For the last few days I was reading the work “WANGKA The Austronesian Canoe Origins” written by Edwin Doran, Jr., with a foreword by Ben R, Finney. While going over the pages I came across a line drawing of a typical Sulu Archipelago double outrigger. The Sulu Archipelago is a chain of islands in the Southwestern Philippines that forms the northern limit of the Celebes Sea and which is predominantly Muslim.

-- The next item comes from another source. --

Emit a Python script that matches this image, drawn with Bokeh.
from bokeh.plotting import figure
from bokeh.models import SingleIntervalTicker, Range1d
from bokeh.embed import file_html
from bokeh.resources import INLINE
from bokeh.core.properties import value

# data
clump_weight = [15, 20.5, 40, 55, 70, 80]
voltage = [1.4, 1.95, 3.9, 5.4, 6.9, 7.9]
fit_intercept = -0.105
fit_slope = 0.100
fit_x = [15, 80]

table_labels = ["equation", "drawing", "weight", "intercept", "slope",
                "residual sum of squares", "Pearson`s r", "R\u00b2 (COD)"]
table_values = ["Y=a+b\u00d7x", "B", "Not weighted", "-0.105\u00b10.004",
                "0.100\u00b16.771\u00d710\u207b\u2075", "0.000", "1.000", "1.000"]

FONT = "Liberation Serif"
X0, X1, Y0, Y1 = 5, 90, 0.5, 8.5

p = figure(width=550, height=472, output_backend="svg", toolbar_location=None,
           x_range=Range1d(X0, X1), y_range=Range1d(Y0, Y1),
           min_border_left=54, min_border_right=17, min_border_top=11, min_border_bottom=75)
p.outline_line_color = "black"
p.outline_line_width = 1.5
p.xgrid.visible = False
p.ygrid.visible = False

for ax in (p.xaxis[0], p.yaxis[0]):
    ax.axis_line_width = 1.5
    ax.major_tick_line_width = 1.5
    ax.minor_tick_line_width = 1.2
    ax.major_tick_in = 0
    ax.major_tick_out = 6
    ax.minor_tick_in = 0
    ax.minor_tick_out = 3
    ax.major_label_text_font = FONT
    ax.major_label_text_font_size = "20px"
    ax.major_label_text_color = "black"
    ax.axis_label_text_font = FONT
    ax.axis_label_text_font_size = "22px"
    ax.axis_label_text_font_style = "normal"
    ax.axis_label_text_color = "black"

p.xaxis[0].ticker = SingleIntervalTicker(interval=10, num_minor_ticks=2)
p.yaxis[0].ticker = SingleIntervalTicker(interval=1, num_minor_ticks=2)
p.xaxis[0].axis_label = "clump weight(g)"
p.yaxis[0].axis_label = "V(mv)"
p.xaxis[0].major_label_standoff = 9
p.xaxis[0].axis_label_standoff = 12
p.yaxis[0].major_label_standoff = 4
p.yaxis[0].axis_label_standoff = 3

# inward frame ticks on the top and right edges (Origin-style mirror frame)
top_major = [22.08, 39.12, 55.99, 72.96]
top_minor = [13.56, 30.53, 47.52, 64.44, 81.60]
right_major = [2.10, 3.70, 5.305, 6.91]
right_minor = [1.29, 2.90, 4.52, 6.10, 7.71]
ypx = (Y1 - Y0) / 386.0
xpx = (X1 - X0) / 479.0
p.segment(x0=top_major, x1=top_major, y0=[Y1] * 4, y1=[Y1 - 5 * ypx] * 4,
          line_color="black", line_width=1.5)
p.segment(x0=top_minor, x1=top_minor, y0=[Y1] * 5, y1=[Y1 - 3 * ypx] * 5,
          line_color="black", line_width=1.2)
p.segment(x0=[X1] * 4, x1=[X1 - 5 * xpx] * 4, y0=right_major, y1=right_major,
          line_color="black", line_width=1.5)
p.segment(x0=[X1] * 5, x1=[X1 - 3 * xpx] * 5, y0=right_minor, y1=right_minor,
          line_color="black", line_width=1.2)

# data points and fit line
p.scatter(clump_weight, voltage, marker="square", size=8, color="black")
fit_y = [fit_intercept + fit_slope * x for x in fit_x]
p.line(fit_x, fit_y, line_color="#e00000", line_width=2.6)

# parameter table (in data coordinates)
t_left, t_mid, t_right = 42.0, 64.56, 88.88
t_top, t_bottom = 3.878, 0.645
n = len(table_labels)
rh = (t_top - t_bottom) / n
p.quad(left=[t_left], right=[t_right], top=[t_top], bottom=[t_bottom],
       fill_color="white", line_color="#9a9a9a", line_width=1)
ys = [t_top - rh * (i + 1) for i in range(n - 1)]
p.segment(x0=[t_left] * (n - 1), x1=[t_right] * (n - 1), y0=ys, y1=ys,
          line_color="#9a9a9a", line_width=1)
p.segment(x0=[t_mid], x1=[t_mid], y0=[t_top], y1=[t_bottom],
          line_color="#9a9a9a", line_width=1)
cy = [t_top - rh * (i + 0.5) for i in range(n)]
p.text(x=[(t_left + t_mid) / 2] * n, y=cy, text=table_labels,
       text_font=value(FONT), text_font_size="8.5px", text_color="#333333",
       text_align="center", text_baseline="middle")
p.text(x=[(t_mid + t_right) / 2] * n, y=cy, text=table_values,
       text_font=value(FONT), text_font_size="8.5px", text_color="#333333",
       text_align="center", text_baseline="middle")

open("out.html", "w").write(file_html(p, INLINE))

For most Filipino a canoe, regardless of its type, is just a “banca”. But the Sulu double outriggers are of the type vinta nardi rigged with spritsails of exceptional beauty. Further study of this particular type of vessel led me to discover, online, copies of 18th Century drawings of more than 280 different type of canoes, whether single or double outriggers, dugouts or double canoes distributed all along the South East Asia, from Taiwan to Malaysia, Vietnam, Thailand, East Timor, the Philippines, Borneo, Indonesia, Brunei, Java, Bali, Singapore, Orchid Island. That multitude of canoes and the familiar sight of their outriggers and floats, not mentioning common words used by the Tao of Orchid Island and Maori in New Zealand, cannot but live you with the undeniable impression that the Polynesian, Micronesian and Melanesian have all their origin in South East Asia.
Over the last 20 years I did build up a large collection of books, archival papers and photos about Oceanic and Austronesian canoes but little did I expect to be able to add another 280 drawings . I cannot wait to replicate some of them, in particular the Sulu type canoe.